Beijing Opts for Sustainable Economic Growth Over Quick Fixes


  • China aims for a 5% economic growth with a focus on a technology-driven economy, moving away from rapid growth strategies.
  • Consumer confidence remains low, impacting New Zealand exporters, especially in the sheepmeat sector.
  • The Chinese government’s approach includes minor social security increases for pensioners, with no significant stimulus plans announced.

In a strategic shift from its previous growth-at-all-costs approach, the Chinese government is setting its sights on fostering a more sustainable economy. This decision comes with an acceptance of slower growth rates, as outlined by Alistair Crozier, the executive director of the New Zealand China Council. 

During the annual National People’s Congress held earlier this month, China projected an economic growth target of around 5% for the year, with a clear focus on developing a more technology-oriented economy.

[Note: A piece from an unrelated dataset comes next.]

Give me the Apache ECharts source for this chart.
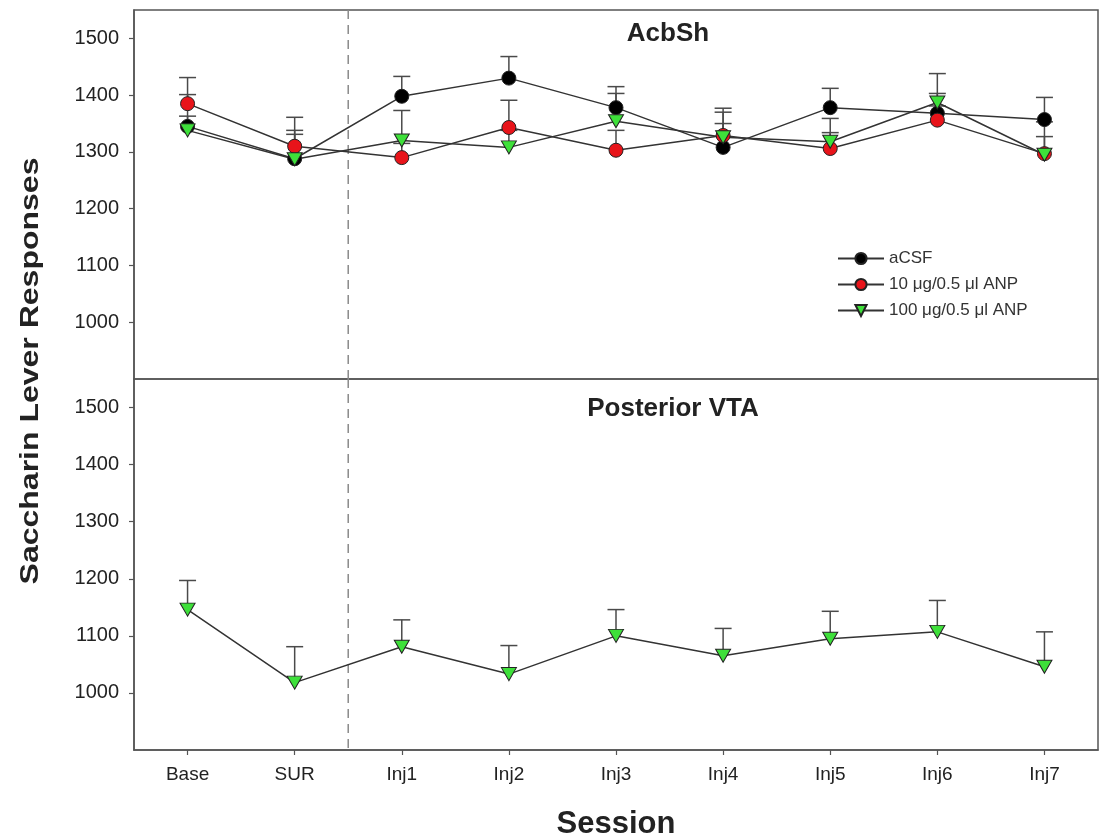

This pivot towards sustainability has significant implications for New Zealand, whose key export market is China. The current low consumer confidence in China has notably reduced returns for New Zealand exporters, particularly affecting the sheepmeat industry. The Congress revealed a conservative approach to consumer stimulation, only announcing a slight increase in social security payments to pensioners. 

According to Crozier, this move indicates a departure from dramatic economic boosts, favouring gradual growth through technological advancement and digitisation. This strategy is partly necessitated by restrictions imposed by Western nations on China’s access to high-tech products.

The Chinese housing market’s struggles and the issue of soaring local government debt, both of which have dampened consumer sentiment, are expected to self-correct without significant government intervention. This marks a change from China’s previous tactics of aiding sectors in distress.

The timeline for the return of consumer confidence and spending remains uncertain, with Crozier noting that Chinese consumers are not financially strained but are rather saving and waiting for the economic climate to stabilise.

The Chinese government’s steadfast approach to economic management is aimed at building a stronger, more resilient economy. This strategy requires patience and confidence from both the government and its citizens. Despite the subdued market, there is optimism, as evidenced by Zespri’s recent kiwifruit shipment to China, indicating potential growth in consumer demand, especially in smaller cities.

These tier three and four cities are increasingly seeking high-value imported products, driven by expanding e-commerce and global product awareness.

Crozier emphasises the importance of a diversified market strategy for exporters, suggesting a “China-and” rather than a “China-or” approach. This is crucial for sectors heavily reliant on the Chinese market, encouraging them to explore new markets while acknowledging the complexities of establishing new supply channels.

The current economic rebalancing in China underscores the need for adaptability and resilience among exporters, as they navigate the evolving landscape of international trade.